In his role as president of Albany Law School’s Pro Bono Society, third-year law student Kevin Murphy has provided leadership and service to students and members of the community. He has supervised more than 20 student-led pro bono projects, in which students provided more than 2,000 hours of free legal help to residents. Projects helped people of various demographics and needs including veterans, senior citizens, the LGBT community, the physically and mentally disabled, as well as prisoners, immigrants, and refugees from foreign countries.

He also headed up planning for numerous Law Service Days, which consist of a series of workshops, free consultations from volunteer lawyers, a resource fair, and a free lunch. Senior Citizen Law Day is the most popular day, and attracts more than 250 attendees. The highlight of the year was the society’s sponsorship of LGBT Law Service Day, which was the first of its kind nationally and was recognized with an award from the National LGBT Bar Association.

“Needless to say, a great deal of planning and organization goes into these events. Kevin has worked tirelessly to make each of these days a success,” said Pro Bono Coordinator Patrick Barnett-Mulligan. “From meeting with attorneys to develop workshop programs, to fundraising, to sweating all the tiny details, Kevin has done an outstanding job.”

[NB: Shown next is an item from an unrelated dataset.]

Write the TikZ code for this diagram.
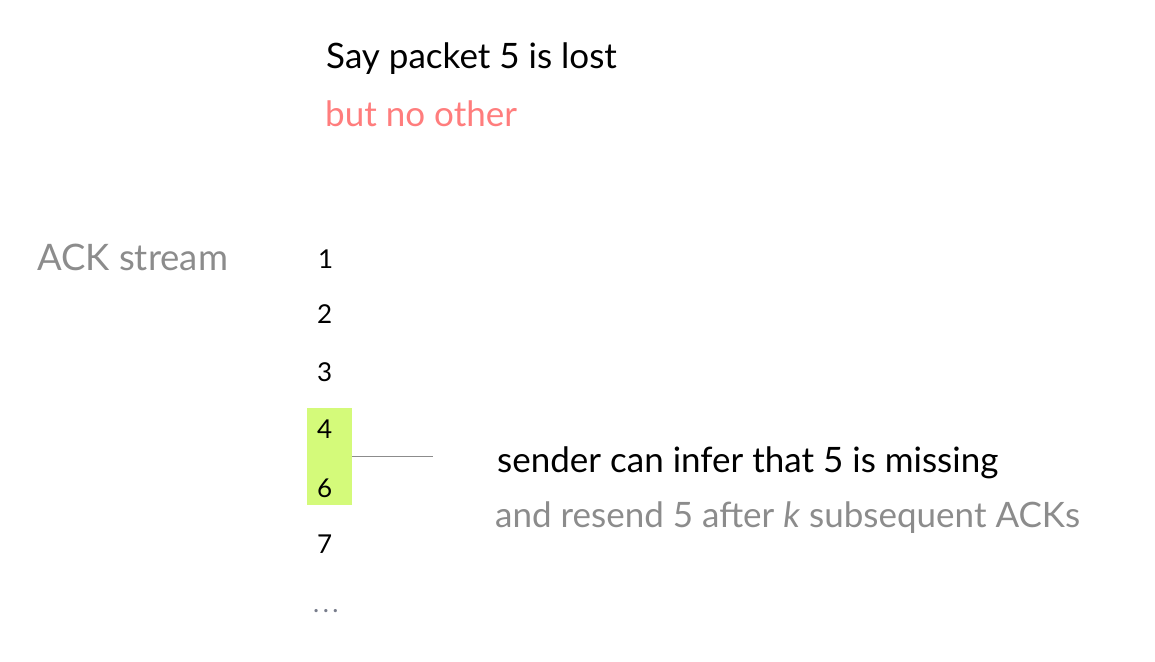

Murphy has also made a valuable contribution to the governance of the Pro Bono Society. Under his leadership, the society created a six member executive board that acts as team to plan events, increase student involvement, and help those in need of legal assistance. Under this plan, members of the Executive Board have flexibility to take on different tasks in running the day-to-day operations of the organization as well as planning larger events, like Law Service Days. 

In addition to his leadership and planning roles, Murphy has devoted many hours to the International Refugee Assistance Project. The project helps resettle refugees who provided help to allies in the Middle East and other trouble spots. In five semesters, he has provided the school with more than 200 hours of pro bono service, well above the requirements to graduate with the school’s Pro Bono Honors distinction.

Murphy is one of 25 future lawyers honored in the National Jurist’s inaugural “Law Student of the Year” feature.